- [EXERCISE INSTRUCTIONS]: Exclude the pictures, then repeat the remaining data exactly.

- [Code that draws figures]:
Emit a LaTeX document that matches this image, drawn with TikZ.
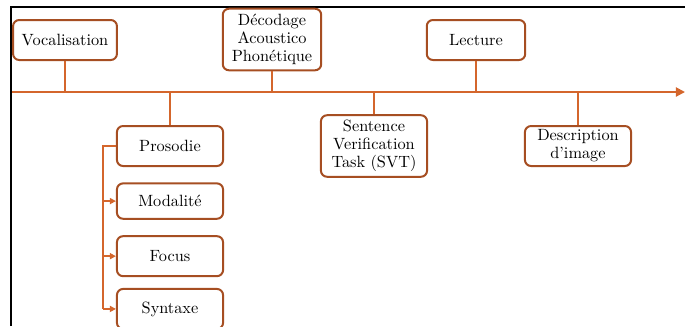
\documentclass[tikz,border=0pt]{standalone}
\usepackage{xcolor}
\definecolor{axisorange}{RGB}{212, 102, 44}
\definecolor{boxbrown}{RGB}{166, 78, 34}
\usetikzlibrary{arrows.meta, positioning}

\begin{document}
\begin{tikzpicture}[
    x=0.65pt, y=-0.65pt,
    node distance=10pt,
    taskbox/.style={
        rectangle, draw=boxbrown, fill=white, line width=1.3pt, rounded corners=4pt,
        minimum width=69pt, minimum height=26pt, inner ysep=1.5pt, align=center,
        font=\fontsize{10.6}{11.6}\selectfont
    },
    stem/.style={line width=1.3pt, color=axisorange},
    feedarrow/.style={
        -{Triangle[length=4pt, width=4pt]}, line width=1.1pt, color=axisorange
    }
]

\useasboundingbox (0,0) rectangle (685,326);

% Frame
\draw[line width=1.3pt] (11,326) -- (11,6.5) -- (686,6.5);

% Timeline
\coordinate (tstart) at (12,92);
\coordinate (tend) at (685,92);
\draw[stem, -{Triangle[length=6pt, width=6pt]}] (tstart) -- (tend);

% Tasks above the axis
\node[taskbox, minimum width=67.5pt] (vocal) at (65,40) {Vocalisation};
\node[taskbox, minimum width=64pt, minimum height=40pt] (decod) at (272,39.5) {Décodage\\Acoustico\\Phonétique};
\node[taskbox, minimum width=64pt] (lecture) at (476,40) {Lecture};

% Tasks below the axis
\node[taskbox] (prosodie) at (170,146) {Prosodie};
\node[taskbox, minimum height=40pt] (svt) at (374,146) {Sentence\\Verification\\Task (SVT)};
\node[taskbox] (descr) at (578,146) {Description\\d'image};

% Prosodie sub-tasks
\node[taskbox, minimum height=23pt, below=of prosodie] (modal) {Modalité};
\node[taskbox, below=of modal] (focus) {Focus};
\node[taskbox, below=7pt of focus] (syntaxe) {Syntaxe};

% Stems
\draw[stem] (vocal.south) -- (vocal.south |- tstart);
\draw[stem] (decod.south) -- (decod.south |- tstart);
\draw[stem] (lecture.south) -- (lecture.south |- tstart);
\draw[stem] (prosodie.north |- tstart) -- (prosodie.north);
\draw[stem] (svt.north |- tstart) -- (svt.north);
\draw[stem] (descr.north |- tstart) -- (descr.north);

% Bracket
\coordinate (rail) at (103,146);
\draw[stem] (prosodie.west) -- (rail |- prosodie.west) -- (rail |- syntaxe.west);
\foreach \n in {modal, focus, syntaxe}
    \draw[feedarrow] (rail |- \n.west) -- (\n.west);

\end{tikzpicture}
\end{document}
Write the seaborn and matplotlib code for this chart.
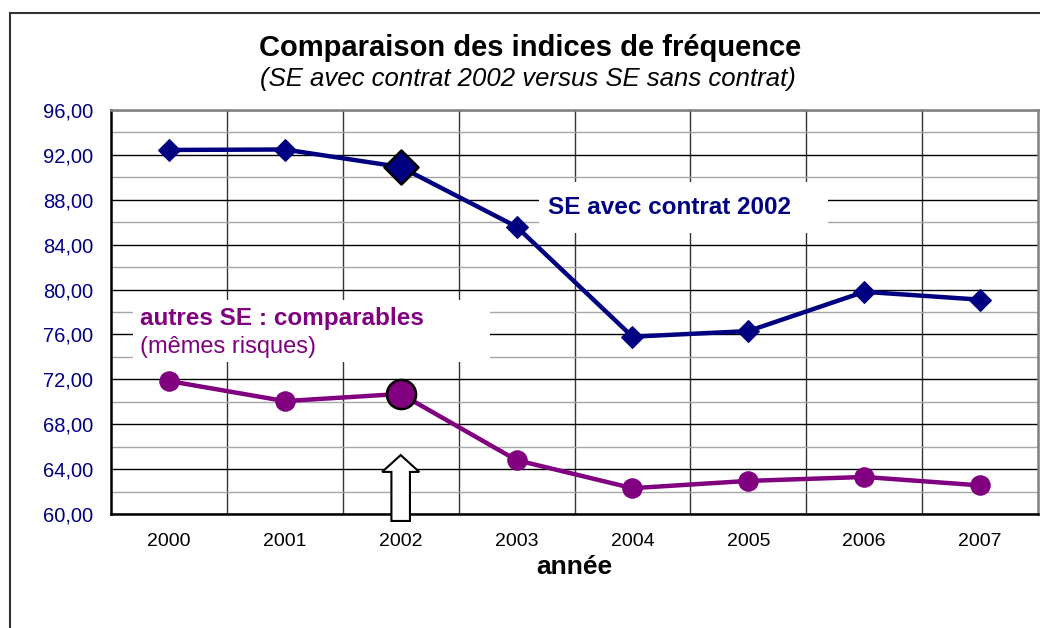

- [SOLUTION FOR THIS EXERCISE]:
Emit a LaTeX document that matches this image, drawn with TikZ.
\documentclass[tikz,border=0pt]{standalone}
\usepackage{xcolor}
\definecolor{axisorange}{RGB}{212, 102, 44}
\definecolor{boxbrown}{RGB}{166, 78, 34}
\usetikzlibrary{arrows.meta, positioning}

\begin{document}
\begin{tikzpicture}[
    x=0.65pt, y=-0.65pt,
    node distance=10pt,
    taskbox/.style={
        rectangle, draw=boxbrown, fill=white, line width=1.3pt, rounded corners=4pt,
        minimum width=69pt, minimum height=26pt, inner ysep=1.5pt, align=center,
        font=\fontsize{10.6}{11.6}\selectfont
    },
    stem/.style={line width=1.3pt, color=axisorange},
    feedarrow/.style={
        -{Triangle[length=4pt, width=4pt]}, line width=1.1pt, color=axisorange
    }
]

\useasboundingbox (0,0) rectangle (685,326);

% Frame
\draw[line width=1.3pt] (11,326) -- (11,6.5) -- (686,6.5);

% Timeline
\coordinate (tstart) at (12,92);
\coordinate (tend) at (685,92);
\draw[stem, -{Triangle[length=6pt, width=6pt]}] (tstart) -- (tend);

% Tasks above the axis
\node[taskbox, minimum width=67.5pt] (vocal) at (65,40) {Vocalisation};
\node[taskbox, minimum width=64pt, minimum height=40pt] (decod) at (272,39.5) {Décodage\\Acoustico\\Phonétique};
\node[taskbox, minimum width=64pt] (lecture) at (476,40) {Lecture};

% Tasks below the axis
\node[taskbox] (prosodie) at (170,146) {Prosodie};
\node[taskbox, minimum height=40pt] (svt) at (374,146) {Sentence\\Verification\\Task (SVT)};
\node[taskbox] (descr) at (578,146) {Description\\d'image};

% Prosodie sub-tasks
\node[taskbox, minimum height=23pt, below=of prosodie] (modal) {Modalité};
\node[taskbox, below=of modal] (focus) {Focus};
\node[taskbox, below=7pt of focus] (syntaxe) {Syntaxe};

% Stems
\draw[stem] (vocal.south) -- (vocal.south |- tstart);
\draw[stem] (decod.south) -- (decod.south |- tstart);
\draw[stem] (lecture.south) -- (lecture.south |- tstart);
\draw[stem] (prosodie.north |- tstart) -- (prosodie.north);
\draw[stem] (svt.north |- tstart) -- (svt.north);
\draw[stem] (descr.north |- tstart) -- (descr.north);

% Bracket
\coordinate (rail) at (103,146);
\draw[stem] (prosodie.west) -- (rail |- prosodie.west) -- (rail |- syntaxe.west);
\foreach \n in {modal, focus, syntaxe}
    \draw[feedarrow] (rail |- \n.west) -- (\n.west);

\end{tikzpicture}
\end{document}
Write the seaborn and matplotlib code for this chart.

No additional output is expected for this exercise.